Plan. Teens are notorious for spur of the moment plans. Using social media, they can gather a group for dinner or a movie in no time. Planning ahead is not nearly as entrenched in teens as it is in people who are not digital natives. They should be using a calendar to block out study time for each subject. Creating a calendar will help them distribute their time effectively and provide a sense of control over their responsibilities. Looking at the entire study plan on a calendar also helps a teen visualize the time available and how best to distribute study time for all subjects. Studying over time is generally much more effective than last minute cramming.

Prioritize. It’s a mistake to think that all subjects require the same amount of study time. More challenging subjects likely will require more time. Easier subjects may merely require some review. Group projects can best be broken down by individual interests and skills with one person taking responsibility for coordinating it all. Group project time should be entered into the master calendar and mutually agreed upon meeting times given priority over other events. Papers should be broken into manageable parts, from research to brainstorming, to outlining. If a student is stuck on an introduction or conclusion, there’s nothing wrong with starting in the middle. Often the beginning or end will become apparent as the student is writing. For many students, the SQ4R method helps improve both retention and grades.

Take breaks. Taking breaks, getting outdoors, eating a snack, playing a video game, or chatting with friends will help reduce the tension. Physical activity and meditation are great stress reducers. A good night’s sleep is necessary for energy and focus. Sleep helps build cognitive ability and helps solidify memory.

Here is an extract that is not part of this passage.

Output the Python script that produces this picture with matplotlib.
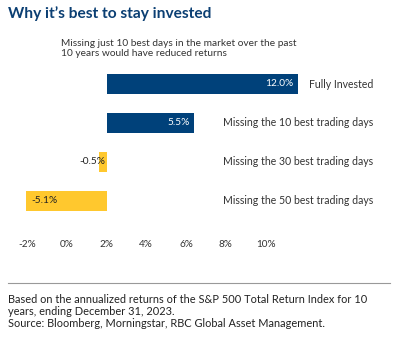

Finally. Keep perspective. Avoid caffeine or energy drink overload before a final. Keep routines as close to normal immediately before a final exam. Sit down and take several calming breaths before beginning a test. Students who have been attending class and doing their work all semester are likely better prepared then they think they are. Whatever happens, students need to remember that it’s just a test and someday they likely won’t remember the reason they were so stressed about it.